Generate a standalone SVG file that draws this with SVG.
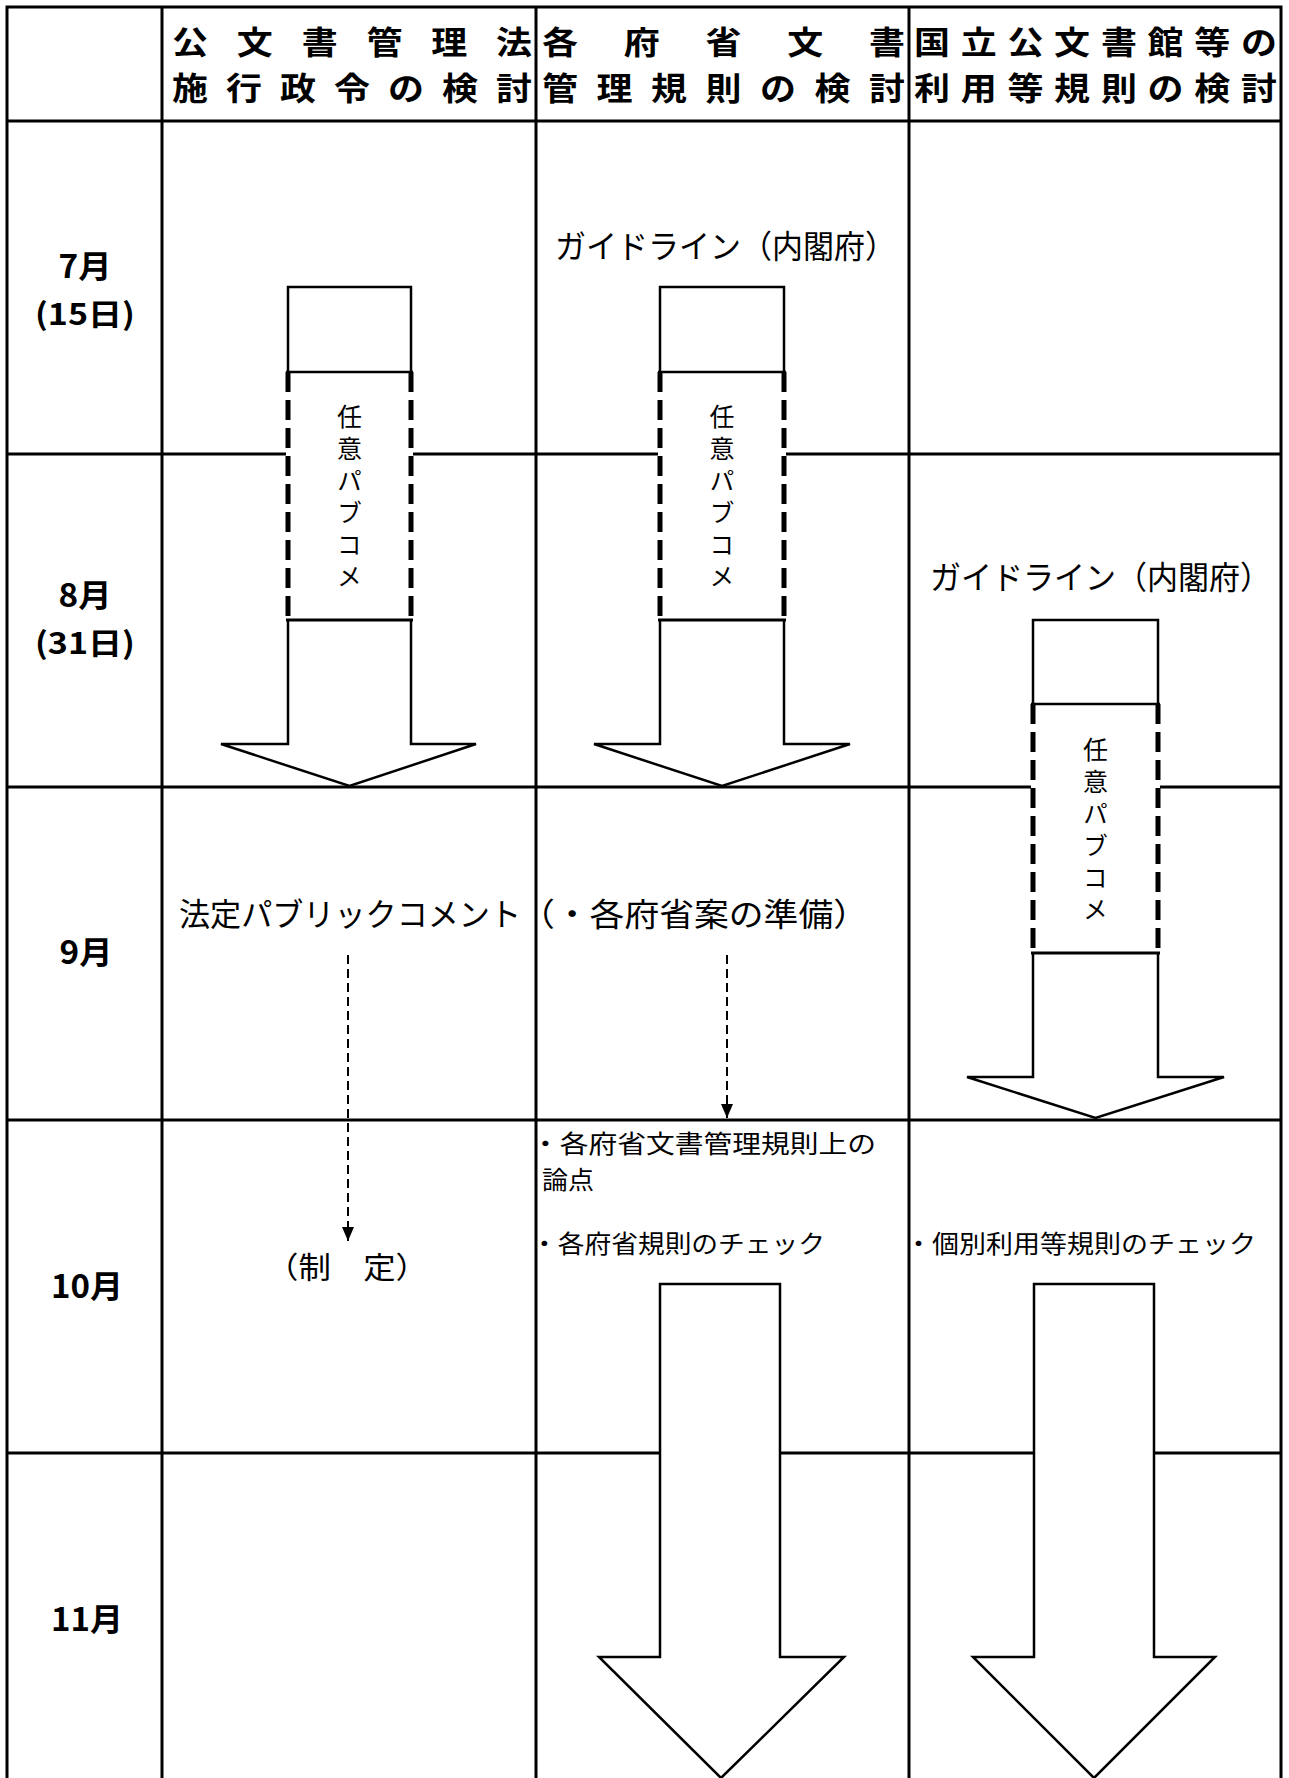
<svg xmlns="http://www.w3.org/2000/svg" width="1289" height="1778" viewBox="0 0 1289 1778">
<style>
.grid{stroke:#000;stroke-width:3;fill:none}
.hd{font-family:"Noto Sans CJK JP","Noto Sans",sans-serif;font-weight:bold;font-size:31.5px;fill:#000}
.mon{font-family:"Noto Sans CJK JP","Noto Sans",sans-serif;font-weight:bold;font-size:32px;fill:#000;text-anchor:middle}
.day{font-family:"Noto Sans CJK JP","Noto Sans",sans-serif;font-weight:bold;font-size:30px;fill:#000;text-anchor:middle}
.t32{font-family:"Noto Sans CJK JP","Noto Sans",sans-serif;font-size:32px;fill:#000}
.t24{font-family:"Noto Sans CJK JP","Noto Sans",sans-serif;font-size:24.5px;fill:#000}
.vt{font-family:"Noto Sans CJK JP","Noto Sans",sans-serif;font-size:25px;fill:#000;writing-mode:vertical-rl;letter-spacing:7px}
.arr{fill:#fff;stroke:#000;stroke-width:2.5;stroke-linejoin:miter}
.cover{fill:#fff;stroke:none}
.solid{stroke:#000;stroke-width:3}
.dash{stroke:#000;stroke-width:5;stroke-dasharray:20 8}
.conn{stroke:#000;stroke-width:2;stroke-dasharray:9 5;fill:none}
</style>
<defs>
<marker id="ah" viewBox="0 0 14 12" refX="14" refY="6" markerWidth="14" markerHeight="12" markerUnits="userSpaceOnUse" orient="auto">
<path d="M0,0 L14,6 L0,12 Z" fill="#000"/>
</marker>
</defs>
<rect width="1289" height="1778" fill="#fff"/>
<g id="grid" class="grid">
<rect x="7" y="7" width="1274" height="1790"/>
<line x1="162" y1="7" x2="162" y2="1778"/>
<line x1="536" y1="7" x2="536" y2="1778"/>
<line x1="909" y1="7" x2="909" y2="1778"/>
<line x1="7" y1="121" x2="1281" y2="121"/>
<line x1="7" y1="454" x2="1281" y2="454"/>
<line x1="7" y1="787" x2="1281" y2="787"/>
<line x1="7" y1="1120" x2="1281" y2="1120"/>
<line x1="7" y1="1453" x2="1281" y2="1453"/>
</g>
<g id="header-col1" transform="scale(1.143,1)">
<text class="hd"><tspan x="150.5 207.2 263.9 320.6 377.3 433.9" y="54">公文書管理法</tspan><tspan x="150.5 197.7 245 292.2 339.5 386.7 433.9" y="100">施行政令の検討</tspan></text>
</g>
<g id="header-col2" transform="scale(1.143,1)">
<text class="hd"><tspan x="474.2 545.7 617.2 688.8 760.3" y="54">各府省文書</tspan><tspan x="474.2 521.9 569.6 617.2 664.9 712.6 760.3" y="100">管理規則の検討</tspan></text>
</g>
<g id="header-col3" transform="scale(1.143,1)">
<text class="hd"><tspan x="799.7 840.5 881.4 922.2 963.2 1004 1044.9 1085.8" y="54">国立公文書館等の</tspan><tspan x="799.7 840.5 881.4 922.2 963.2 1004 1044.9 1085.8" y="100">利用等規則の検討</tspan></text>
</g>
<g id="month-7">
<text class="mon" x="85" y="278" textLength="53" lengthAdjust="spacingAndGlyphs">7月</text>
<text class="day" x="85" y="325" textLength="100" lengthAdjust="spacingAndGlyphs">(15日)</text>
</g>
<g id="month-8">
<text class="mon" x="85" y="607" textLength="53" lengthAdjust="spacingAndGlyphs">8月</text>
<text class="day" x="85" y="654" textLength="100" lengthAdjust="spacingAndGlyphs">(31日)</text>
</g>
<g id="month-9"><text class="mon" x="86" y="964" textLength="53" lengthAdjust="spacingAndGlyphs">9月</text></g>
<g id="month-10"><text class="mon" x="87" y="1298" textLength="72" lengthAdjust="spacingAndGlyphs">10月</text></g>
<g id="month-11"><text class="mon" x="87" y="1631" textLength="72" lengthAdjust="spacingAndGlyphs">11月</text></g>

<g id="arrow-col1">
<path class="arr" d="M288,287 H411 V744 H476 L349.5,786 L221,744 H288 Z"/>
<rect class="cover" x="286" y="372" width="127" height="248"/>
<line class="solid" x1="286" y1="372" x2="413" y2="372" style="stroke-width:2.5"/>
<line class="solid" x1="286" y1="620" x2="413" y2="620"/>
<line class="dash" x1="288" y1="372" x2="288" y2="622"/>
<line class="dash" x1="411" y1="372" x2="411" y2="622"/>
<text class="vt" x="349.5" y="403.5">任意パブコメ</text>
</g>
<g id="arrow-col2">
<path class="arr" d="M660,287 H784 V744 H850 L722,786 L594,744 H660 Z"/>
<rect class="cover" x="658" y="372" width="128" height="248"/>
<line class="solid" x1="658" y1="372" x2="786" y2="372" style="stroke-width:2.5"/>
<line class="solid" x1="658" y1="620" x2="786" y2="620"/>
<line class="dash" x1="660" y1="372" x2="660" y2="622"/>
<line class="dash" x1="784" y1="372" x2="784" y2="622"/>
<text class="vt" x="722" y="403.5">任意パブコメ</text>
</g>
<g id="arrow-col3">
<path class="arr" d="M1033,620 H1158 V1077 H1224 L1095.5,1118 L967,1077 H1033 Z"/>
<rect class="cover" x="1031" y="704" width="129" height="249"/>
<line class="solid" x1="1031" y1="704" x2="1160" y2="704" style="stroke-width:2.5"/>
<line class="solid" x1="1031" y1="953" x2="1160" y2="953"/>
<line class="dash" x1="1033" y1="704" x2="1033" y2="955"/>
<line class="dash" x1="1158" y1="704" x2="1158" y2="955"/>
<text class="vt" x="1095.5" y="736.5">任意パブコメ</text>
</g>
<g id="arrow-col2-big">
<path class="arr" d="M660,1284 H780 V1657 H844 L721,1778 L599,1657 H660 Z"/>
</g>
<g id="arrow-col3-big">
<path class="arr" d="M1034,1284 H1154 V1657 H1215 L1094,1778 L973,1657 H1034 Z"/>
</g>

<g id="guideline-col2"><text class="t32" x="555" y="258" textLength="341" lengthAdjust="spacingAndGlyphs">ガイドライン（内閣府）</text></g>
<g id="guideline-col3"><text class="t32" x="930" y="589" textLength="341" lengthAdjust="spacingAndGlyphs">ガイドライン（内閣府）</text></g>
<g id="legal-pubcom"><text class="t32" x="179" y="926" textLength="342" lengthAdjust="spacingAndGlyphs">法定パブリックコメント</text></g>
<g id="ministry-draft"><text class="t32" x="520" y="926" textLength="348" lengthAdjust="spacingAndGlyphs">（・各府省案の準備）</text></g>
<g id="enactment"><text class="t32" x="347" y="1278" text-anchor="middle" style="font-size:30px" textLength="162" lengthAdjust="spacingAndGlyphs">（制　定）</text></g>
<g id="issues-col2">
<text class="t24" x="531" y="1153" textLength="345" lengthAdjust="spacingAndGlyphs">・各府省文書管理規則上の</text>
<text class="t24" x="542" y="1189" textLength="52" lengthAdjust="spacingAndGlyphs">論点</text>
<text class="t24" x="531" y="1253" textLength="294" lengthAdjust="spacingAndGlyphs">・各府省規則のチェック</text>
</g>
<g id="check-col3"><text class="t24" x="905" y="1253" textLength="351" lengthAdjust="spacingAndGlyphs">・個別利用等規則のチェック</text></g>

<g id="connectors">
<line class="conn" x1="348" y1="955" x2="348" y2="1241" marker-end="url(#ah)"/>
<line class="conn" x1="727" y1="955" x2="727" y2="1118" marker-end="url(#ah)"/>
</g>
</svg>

● ● ● ●

> _Instructions to follow_
Return the listing above word for word, with the pictures removed.

> _Output_
Generate a standalone SVG file that draws this with SVG.
<svg xmlns="http://www.w3.org/2000/svg" width="1289" height="1778" viewBox="0 0 1289 1778">
<style>
.grid{stroke:#000;stroke-width:3;fill:none}
.hd{font-family:"Noto Sans CJK JP","Noto Sans",sans-serif;font-weight:bold;font-size:31.5px;fill:#000}
.mon{font-family:"Noto Sans CJK JP","Noto Sans",sans-serif;font-weight:bold;font-size:32px;fill:#000;text-anchor:middle}
.day{font-family:"Noto Sans CJK JP","Noto Sans",sans-serif;font-weight:bold;font-size:30px;fill:#000;text-anchor:middle}
.t32{font-family:"Noto Sans CJK JP","Noto Sans",sans-serif;font-size:32px;fill:#000}
.t24{font-family:"Noto Sans CJK JP","Noto Sans",sans-serif;font-size:24.5px;fill:#000}
.vt{font-family:"Noto Sans CJK JP","Noto Sans",sans-serif;font-size:25px;fill:#000;writing-mode:vertical-rl;letter-spacing:7px}
.arr{fill:#fff;stroke:#000;stroke-width:2.5;stroke-linejoin:miter}
.cover{fill:#fff;stroke:none}
.solid{stroke:#000;stroke-width:3}
.dash{stroke:#000;stroke-width:5;stroke-dasharray:20 8}
.conn{stroke:#000;stroke-width:2;stroke-dasharray:9 5;fill:none}
</style>
<defs>
<marker id="ah" viewBox="0 0 14 12" refX="14" refY="6" markerWidth="14" markerHeight="12" markerUnits="userSpaceOnUse" orient="auto">
<path d="M0,0 L14,6 L0,12 Z" fill="#000"/>
</marker>
</defs>
<rect width="1289" height="1778" fill="#fff"/>
<g id="grid" class="grid">
<rect x="7" y="7" width="1274" height="1790"/>
<line x1="162" y1="7" x2="162" y2="1778"/>
<line x1="536" y1="7" x2="536" y2="1778"/>
<line x1="909" y1="7" x2="909" y2="1778"/>
<line x1="7" y1="121" x2="1281" y2="121"/>
<line x1="7" y1="454" x2="1281" y2="454"/>
<line x1="7" y1="787" x2="1281" y2="787"/>
<line x1="7" y1="1120" x2="1281" y2="1120"/>
<line x1="7" y1="1453" x2="1281" y2="1453"/>
</g>
<g id="header-col1" transform="scale(1.143,1)">
<text class="hd"><tspan x="150.5 207.2 263.9 320.6 377.3 433.9" y="54">公文書管理法</tspan><tspan x="150.5 197.7 245 292.2 339.5 386.7 433.9" y="100">施行政令の検討</tspan></text>
</g>
<g id="header-col2" transform="scale(1.143,1)">
<text class="hd"><tspan x="474.2 545.7 617.2 688.8 760.3" y="54">各府省文書</tspan><tspan x="474.2 521.9 569.6 617.2 664.9 712.6 760.3" y="100">管理規則の検討</tspan></text>
</g>
<g id="header-col3" transform="scale(1.143,1)">
<text class="hd"><tspan x="799.7 840.5 881.4 922.2 963.2 1004 1044.9 1085.8" y="54">国立公文書館等の</tspan><tspan x="799.7 840.5 881.4 922.2 963.2 1004 1044.9 1085.8" y="100">利用等規則の検討</tspan></text>
</g>
<g id="month-7">
<text class="mon" x="85" y="278" textLength="53" lengthAdjust="spacingAndGlyphs">7月</text>
<text class="day" x="85" y="325" textLength="100" lengthAdjust="spacingAndGlyphs">(15日)</text>
</g>
<g id="month-8">
<text class="mon" x="85" y="607" textLength="53" lengthAdjust="spacingAndGlyphs">8月</text>
<text class="day" x="85" y="654" textLength="100" lengthAdjust="spacingAndGlyphs">(31日)</text>
</g>
<g id="month-9"><text class="mon" x="86" y="964" textLength="53" lengthAdjust="spacingAndGlyphs">9月</text></g>
<g id="month-10"><text class="mon" x="87" y="1298" textLength="72" lengthAdjust="spacingAndGlyphs">10月</text></g>
<g id="month-11"><text class="mon" x="87" y="1631" textLength="72" lengthAdjust="spacingAndGlyphs">11月</text></g>

<g id="arrow-col1">
<path class="arr" d="M288,287 H411 V744 H476 L349.5,786 L221,744 H288 Z"/>
<rect class="cover" x="286" y="372" width="127" height="248"/>
<line class="solid" x1="286" y1="372" x2="413" y2="372" style="stroke-width:2.5"/>
<line class="solid" x1="286" y1="620" x2="413" y2="620"/>
<line class="dash" x1="288" y1="372" x2="288" y2="622"/>
<line class="dash" x1="411" y1="372" x2="411" y2="622"/>
<text class="vt" x="349.5" y="403.5">任意パブコメ</text>
</g>
<g id="arrow-col2">
<path class="arr" d="M660,287 H784 V744 H850 L722,786 L594,744 H660 Z"/>
<rect class="cover" x="658" y="372" width="128" height="248"/>
<line class="solid" x1="658" y1="372" x2="786" y2="372" style="stroke-width:2.5"/>
<line class="solid" x1="658" y1="620" x2="786" y2="620"/>
<line class="dash" x1="660" y1="372" x2="660" y2="622"/>
<line class="dash" x1="784" y1="372" x2="784" y2="622"/>
<text class="vt" x="722" y="403.5">任意パブコメ</text>
</g>
<g id="arrow-col3">
<path class="arr" d="M1033,620 H1158 V1077 H1224 L1095.5,1118 L967,1077 H1033 Z"/>
<rect class="cover" x="1031" y="704" width="129" height="249"/>
<line class="solid" x1="1031" y1="704" x2="1160" y2="704" style="stroke-width:2.5"/>
<line class="solid" x1="1031" y1="953" x2="1160" y2="953"/>
<line class="dash" x1="1033" y1="704" x2="1033" y2="955"/>
<line class="dash" x1="1158" y1="704" x2="1158" y2="955"/>
<text class="vt" x="1095.5" y="736.5">任意パブコメ</text>
</g>
<g id="arrow-col2-big">
<path class="arr" d="M660,1284 H780 V1657 H844 L721,1778 L599,1657 H660 Z"/>
</g>
<g id="arrow-col3-big">
<path class="arr" d="M1034,1284 H1154 V1657 H1215 L1094,1778 L973,1657 H1034 Z"/>
</g>

<g id="guideline-col2"><text class="t32" x="555" y="258" textLength="341" lengthAdjust="spacingAndGlyphs">ガイドライン（内閣府）</text></g>
<g id="guideline-col3"><text class="t32" x="930" y="589" textLength="341" lengthAdjust="spacingAndGlyphs">ガイドライン（内閣府）</text></g>
<g id="legal-pubcom"><text class="t32" x="179" y="926" textLength="342" lengthAdjust="spacingAndGlyphs">法定パブリックコメント</text></g>
<g id="ministry-draft"><text class="t32" x="520" y="926" textLength="348" lengthAdjust="spacingAndGlyphs">（・各府省案の準備）</text></g>
<g id="enactment"><text class="t32" x="347" y="1278" text-anchor="middle" style="font-size:30px" textLength="162" lengthAdjust="spacingAndGlyphs">（制　定）</text></g>
<g id="issues-col2">
<text class="t24" x="531" y="1153" textLength="345" lengthAdjust="spacingAndGlyphs">・各府省文書管理規則上の</text>
<text class="t24" x="542" y="1189" textLength="52" lengthAdjust="spacingAndGlyphs">論点</text>
<text class="t24" x="531" y="1253" textLength="294" lengthAdjust="spacingAndGlyphs">・各府省規則のチェック</text>
</g>
<g id="check-col3"><text class="t24" x="905" y="1253" textLength="351" lengthAdjust="spacingAndGlyphs">・個別利用等規則のチェック</text></g>

<g id="connectors">
<line class="conn" x1="348" y1="955" x2="348" y2="1241" marker-end="url(#ah)"/>
<line class="conn" x1="727" y1="955" x2="727" y2="1118" marker-end="url(#ah)"/>
</g>
</svg>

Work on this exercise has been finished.